John Paul is revered in the predominantly Catholic country for his role in helping bring down communism and ending Moscow’s domination in Poland and the region. The TVN report ignited a heated national debate at a time when the Polish Church has been undergoing a reckoning with its record of clergy sexual abuse.
Archbishop Grzegorz Rys said “every page” in the Church archives during the process that began shortly after John Paul’s death in 2005 and led to his sainthood in 2014 has been examined. Karol Wojtyla served as archbishop of Krakow from 1964 to 1978, when he became Pope John Paul II.

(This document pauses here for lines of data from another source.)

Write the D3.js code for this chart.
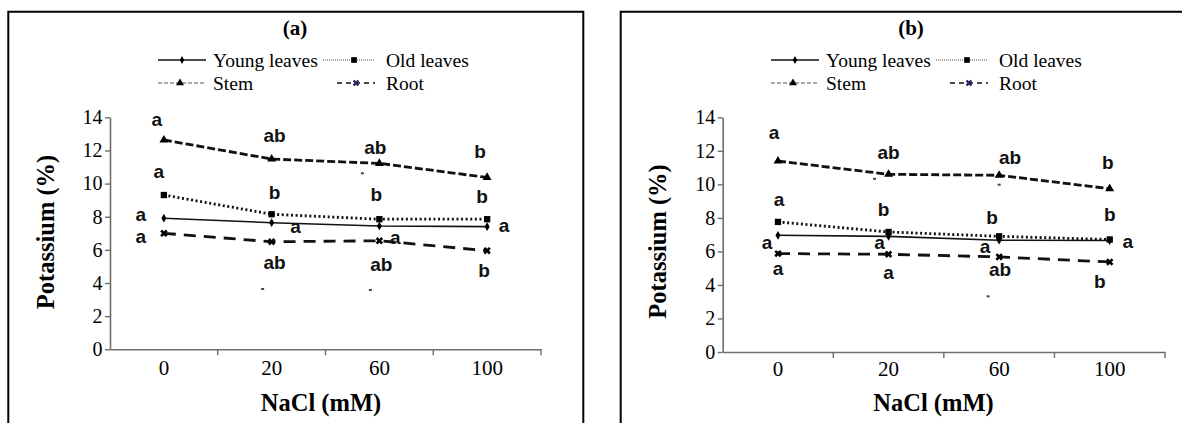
<!DOCTYPE html>
<html>
<head>
<meta charset="utf-8">
<script src="https://cdnjs.cloudflare.com/ajax/libs/d3/7.8.5/d3.min.js"></script>
<style>
  body { margin: 0; background: #fff; }
  svg { display: block; }
</style>
</head>
<body>
<svg id="chart" width="1182" height="423"></svg>
<script>
const categories = ['0', '20', '60', '100']
const seriesNames = ['Young leaves', 'Old leaves', 'Stem', 'Root']
const yTicks = [0, 2, 4, 6, 8, 10, 12, 14]

// panel (a) - potassium %
const youngA = [7.91, 7.64, 7.44, 7.40]
const oldA = [9.31, 8.15, 7.85, 7.85]
const stemA = [12.63, 11.48, 11.22, 10.37]
const rootA = [7.00, 6.49, 6.55, 5.95]

// panel (b)
const youngB = [6.96, 6.90, 6.67, 6.65]
const oldB = [7.76, 7.16, 6.90, 6.71]
const stemB = [11.39, 10.60, 10.54, 9.74]
const rootB = [5.87, 5.83, 5.67, 5.37]

// significance letters: [text, category, value where the letter sits, x offset]
const lettersA = [
  ['a', '0', 13.83, -7], ['ab', '20', 12.87, 3], ['ab', '60', 12.13, -4], ['b', '100', 11.93, -7],
  ['a', '0', 10.72, -5], ['b', '20', 9.41, 3], ['b', '60', 9.31, -3], ['b', '100', 9.21, -5],
  ['a', '0', 8.1, -23], ['a', '20', 7.38, 24], ['a', '60', 6.72, 16], ['a', '100', 7.44, 17],
  ['a', '0', 6.78, -23], ['ab', '20', 5.19, 3], ['ab', '60', 5.09, 2], ['b', '100', 4.74, -3]
]
const lettersB = [
  ['a', '0', 13.08, -4], ['ab', '20', 11.89, 0], ['ab', '60', 11.59, 11], ['b', '100', 11.29, -2],
  ['a', '0', 9.09, 1], ['b', '20', 8.49, -5], ['b', '60', 8.02, -7], ['b', '100', 8.2, 0],
  ['a', '0', 6.53, -11], ['a', '20', 6.53, -9], ['a', '60', 6.29, -14], ['a', '100', 6.59, 18],
  ['a', '0', 4.98, 0], ['a', '20', 4.74, 0], ['ab', '60', 4.92, 1], ['b', '100', 4.21, -10]
]
// small stray specks in the scan: [category, value, x offset]
const strayA = [['20', 3.64, -9], ['60', 3.58, -9], ['60', 10.62, -17]]
const strayB = [['20', 10.33, -14], ['60', 9.98, 0], ['60', 3.32, -11]]

let axisGrey = '#6e6e6e'
let serif = "'Liberation Serif', 'Times New Roman', Times, serif"
let sans = "'Liberation Sans', Arial, sans-serif"

let styles = {
  'Young leaves': { dash: null, width: 1.6, symbol: d3.symbolDiamond, size: 22, rot: 0, lDash: null, lWidth: 1.3 },
  'Old leaves': { dash: '2 2.6', width: 2.8, symbol: d3.symbolSquare, size: 40, rot: 0, lDash: '1 1', lWidth: 1 },
  'Stem': { dash: '8 3', width: 2.8, symbol: d3.symbolTriangle, size: 34, rot: 0, lDash: '4 2', lWidth: 1 },
  'Root': { dash: '12 8', width: 2.8, symbol: d3.symbolCross, size: 34, rot: 45, lDash: '5 4', lWidth: 1.3 }
}

let panels = [
  {
    title: '(a)', series: [youngA, oldA, stemA, rootA], letters: lettersA, stray: strayA,
    left: 8.3, right: 583.3, top: 11.7, x0: 110, x1: 541, yTop: 117.3, yBottom: 349.3,
    titleX: 295, legendX: 158, yTitleX: 45, yTitleY: 232, xTitleX: 321, xPad: 11
  },
  {
    title: '(b)', series: [youngB, oldB, stemB, rootB], letters: lettersB, stray: strayB,
    left: 620.7, right: 1200, top: 11.7, x0: 722.7, x1: 1165, yTop: 117.3, yBottom: 352,
    titleX: 911, legendX: 771, yTitleX: 657, yTitleY: 241.5, xTitleX: 933.5, xPad: 9
  }
]

let svg = d3.select('#chart')
panels.forEach((p) => drawPanel(svg, p))

function drawPanel (svg, p) {
  let g = svg.append('g')

  // frame (bottom edge is cut off in the original)
  g.append('path')
    .attr('d', `M${p.left},440V${p.top}H${p.right}V440`)
    .attr('fill', 'none')
    .attr('stroke', '#000')
    .attr('stroke-width', 2)

  g.append('text')
    .style('font-family', serif)
    .attr('x', p.titleX)
    .attr('y', 35)
    .attr('text-anchor', 'middle')
    .attr('font-size', 21)
    .attr('font-weight', 'bold')
    .text(p.title)

  // legend, 2 x 2
  let legendPos = [
    { lx1: 0, lx2: 48, mx: 24, tx: 55, y: 60 },
    { lx1: 165, lx2: 217, mx: 196, tx: 228, y: 60 },
    { lx1: 0, lx2: 48, mx: 22, tx: 55, y: 83 },
    { lx1: 179, lx2: 217, mx: 198, tx: 228, y: 83 }
  ]
  seriesNames.forEach((name, i) => {
    let s = styles[name]
    let pos = legendPos[i]
    let lg = g.append('g').attr('transform', `translate(${p.legendX},${pos.y})`)
    lg.append('line')
      .attr('x1', pos.lx1).attr('x2', pos.lx2)
      .attr('stroke', name === 'Young leaves' || name === 'Root' ? '#111' : '#555')
      .attr('stroke-width', s.lWidth)
      .attr('stroke-dasharray', s.lDash)
    lg.append('path')
      .attr('d', d3.symbol(s.symbol, s.size * 0.8)())
      .attr('transform', `translate(${pos.mx},0) rotate(${s.rot})`)
      .attr('fill', name === 'Root' ? '#2e2560' : '#000')
    lg.append('text')
      .style('font-family', serif)
      .attr('x', pos.tx)
      .attr('y', 6.5)
      .attr('font-size', 19.5)
      .text(name)
  })

  let x = d3.scaleBand().domain(categories).range([p.x0, p.x1])
  let y = d3.scaleLinear().domain([0, 14]).range([p.yBottom, p.yTop])
  let cx = (c) => x(c) + x.bandwidth() / 2

  // y axis
  let yAxis = g.append('g')
    .attr('transform', `translate(${p.x0},0)`)
    .call(d3.axisLeft(y).tickValues(yTicks).tickSize(5).tickSizeOuter(0).tickPadding(2.5))
  yAxis.select('.domain').attr('stroke', axisGrey).attr('stroke-width', 1.6)
  yAxis.selectAll('.tick line').attr('stroke', axisGrey).attr('stroke-width', 1.4)
  yAxis.selectAll('.tick text')
    .style('font-family', serif)
    .style('font-size', '20px')
    .attr('fill', '#000')

  // x axis: labels at band centres, tick marks on band edges
  let xAxis = g.append('g')
    .attr('transform', `translate(0,${p.yBottom})`)
    .call(d3.axisBottom(x).tickSize(0).tickPadding(p.xPad))
  xAxis.select('.domain').attr('stroke', axisGrey).attr('stroke-width', 1.6)
  xAxis.selectAll('.tick text')
    .style('font-family', serif)
    .style('font-size', '21px')
    .attr('fill', '#000')
  xAxis.selectAll('.edge')
    .data(categories)
    .join('line')
    .attr('class', 'edge')
    .attr('x1', (d) => x(d) + x.bandwidth())
    .attr('x2', (d) => x(d) + x.bandwidth())
    .attr('y1', 0)
    .attr('y2', 6)
    .attr('stroke', axisGrey)
    .attr('stroke-width', 1.4)

  // axis titles
  g.append('text')
    .style('font-family', serif)
    .attr('transform', `translate(${p.yTitleX},${p.yTitleY}) rotate(-90)`)
    .attr('text-anchor', 'middle')
    .attr('dy', '0.35em')
    .attr('font-size', 24.5)
    .attr('font-weight', 'bold')
    .text('Potassium (%)')

  g.append('text')
    .style('font-family', serif)
    .attr('x', p.xTitleX)
    .attr('y', 411)
    .attr('text-anchor', 'middle')
    .attr('font-size', 24.5)
    .attr('font-weight', 'bold')
    .text('NaCl (mM)')

  // series lines + markers
  let line = d3.line().x((d) => cx(d.c)).y((d) => y(d.v))
  seriesNames.forEach((name, i) => {
    let s = styles[name]
    let pts = categories.map((c, j) => ({ c: c, v: p.series[i][j] }))
    g.append('path')
      .datum(pts)
      .attr('d', line)
      .attr('fill', 'none')
      .attr('stroke', '#111')
      .attr('stroke-width', s.width)
      .attr('stroke-dasharray', s.dash)
    g.selectAll('.m' + i)
      .data(pts)
      .join('path')
      .attr('class', 'm' + i)
      .attr('d', d3.symbol(s.symbol, s.size)())
      .attr('transform', (d) => `translate(${cx(d.c)},${y(d.v)}) rotate(${s.rot})`)
      .attr('fill', '#000')
  })

  // significance letters
  g.selectAll('.letter')
    .data(p.letters)
    .join('text')
    .attr('class', 'letter')
    .style('font-family', sans)
    .attr('font-weight', 'bold')
    .attr('x', (d) => cx(d[1]) + d[3])
    .attr('y', (d) => y(d[2]))
    .attr('dy', '0.32em')
    .attr('text-anchor', 'middle')
    .attr('font-size', 19)
    .attr('fill', '#111')
    .text((d) => d[0])

  g.selectAll('.stray')
    .data(p.stray)
    .join('rect')
    .attr('class', 'stray')
    .attr('x', (d) => cx(d[0]) + d[2] - 1.5)
    .attr('y', (d) => y(d[1]) - 1)
    .attr('width', 3)
    .attr('height', 2)
    .attr('fill', '#444')
}
</script>
</body>
</html>
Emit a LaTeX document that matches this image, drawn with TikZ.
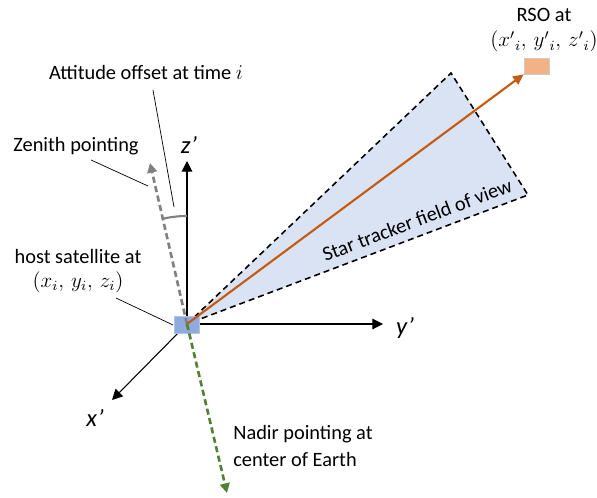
\documentclass[tikz,border=0pt]{standalone}
\usepackage{fontspec}
\setmainfont{Carlito}
\usetikzlibrary{arrows.meta}
\definecolor{fovblue}{RGB}{218,227,243}
\definecolor{hostblue}{RGB}{143,170,220}
\definecolor{rsoorange}{RGB}{244,177,131}
\definecolor{lineorange}{RGB}{197,90,17}
\definecolor{nadirgreen}{RGB}{84,130,53}
\definecolor{zengray}{RGB}{128,128,128}
\begin{document}
\begin{tikzpicture}[x=0.02cm,y=0.02cm,
    lbl/.style={font=\fontsize{11.6}{14}\selectfont,inner sep=0pt},
    axlbl/.style={font=\fontsize{14}{15}\selectfont\itshape,inner sep=0pt},
    axis/.style={line width=0.6pt,-{Triangle[length=6pt,width=6pt]}},
    leader/.style={line width=0.4pt}]
    \useasboundingbox (0,0) rectangle (597,497);

    \coordinate (O) at (187,173);
    \coordinate (fovA) at (451,424);
    \coordinate (fovB) at (528,302);
    \fill[fovblue] (O) -- (fovA) -- (fovB) -- cycle;
    \draw[line width=0.9pt,dash pattern=on 3.4pt off 2.3pt] (O) -- (fovA) -- (fovB) -- cycle;
    \node[lbl,rotate=20.6] (fov) at (417,277) {Star tracker field of view};

    \coordinate (zt) at (187,336);
    \coordinate (yt) at (383,173);
    \coordinate (xt) at (112,97);
    \draw[axis] (O) -- (zt);
    \draw[axis] (O) -- (yt);
    \draw[axis] (O) -- (xt);
    \node[axlbl] (zlbl) at (189,352) {z'};
    \node[axlbl] (ylbl) at (405,169) {y'};
    \node[axlbl] (xlbl) at (95,79) {x'};

    \node[fill=hostblue,draw=hostblue!70!white,line width=0.4pt,minimum width=0.5cm,minimum height=0.34cm,inner sep=0pt] (host) at (186.5,172.5) {};
    \node[fill=rsoorange,draw=gray!40,line width=0.4pt,minimum width=0.5cm,minimum height=0.32cm,inner sep=0pt] (rso) at (536.5,431) {};

    \coordinate (zen) at (150,334);
    \coordinate (nad) at (227,4);
    \draw[zengray,line width=1.5pt,dash pattern=on 3.5pt off 2pt,-{Triangle[length=5.5pt,width=5.5pt]}] (O) -- (zen);
    \draw[nadirgreen,line width=1.5pt,dash pattern=on 3.5pt off 2pt,-{Triangle[length=5.5pt,width=5.5pt]}] (O) -- (nad);
    \draw[lineorange,line width=1.2pt,-{Triangle[length=6pt,width=5.5pt]}] (O) -- (rso.south west);
    \draw[zengray,line width=1.2pt] (O) ++(90:108) arc[start angle=90,end angle=103,radius=108];

    \node[lbl,align=center,font=\fontsize{11.6}{14.7}\selectfont] (rsolbl) at (544,467) {RSO at\\$(x'{}_i,\, y'{}_i,\, z'{}_i)$};
    \node[lbl] (attlbl) at (146,424) {Attitude offset at time $i$};
    \node[lbl] (zenlbl) at (76,351) {Zenith pointing};
    \node[lbl,align=center] (hostlbl) at (78,226) {host satellite at\\$(x_i,\, y_i,\, z_i)$};
    \node[lbl,align=left,anchor=west] (nadlbl) at (233,51) {Nadir pointing at\\[1.3pt]center of Earth};

    \coordinate (attA) at (153,407);
    \coordinate (attB) at (174,290);
    \coordinate (zenA) at (91,337);
    \coordinate (zenB) at (148,311);
    \coordinate (hostA) at (116,199);
    \coordinate (hostB) at (173,172);
    \draw[leader] (attA) -- (attB);
    \draw[leader] (zenA) -- (zenB);
    \draw[leader] (hostA) -- (hostB);
\end{tikzpicture}
\end{document}
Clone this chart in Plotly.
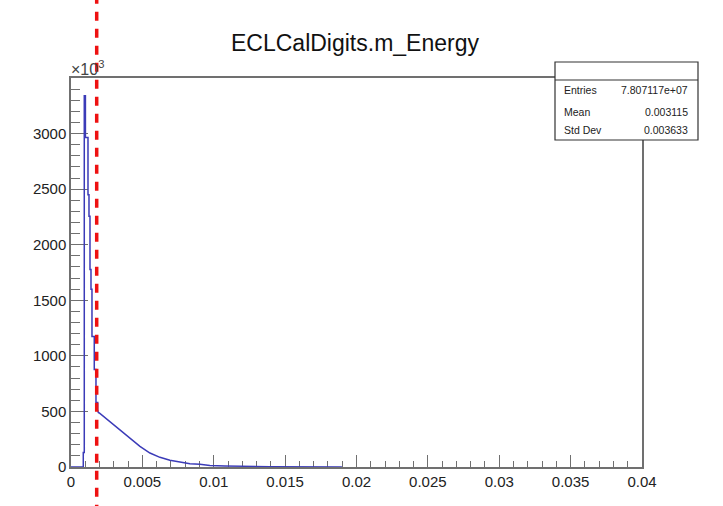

Rys stressed that communist-era documents alleging abuse should be read cautiously, with the knowledge of the times.
Referring to a resolution adopted by Poland’s lawmakers in defense of the late pontiff and statements made by politicians, Rys insisted that John Paul II should not be used in any political disputes or bargaining.
Poland’s bishops appealed in a communique for the memory of “one of the greatest” Poles to be respected in the face of “unprecedented attempts at discrediting the person and the legacy of St. John Paul II.”
“The canonization process leaves no doubt as to John Paul’s II sainthood,” the communique said.
John Paul II isn’t the only pope under scrutiny for dealing with predator priests.
His immediate successor, Benedict XVI, who had a much stricter stance and defrocked hundreds of abusive priests, was faulted for his handling of four cases while he was Munich archbishop in his native Germany by an independent report commissioned by the diocese.
Accusations of having failed to react to cases of abuse by priests in his native Argentina and in Chile, while bishop and then pontiff, have been also addressed to Pope Francis.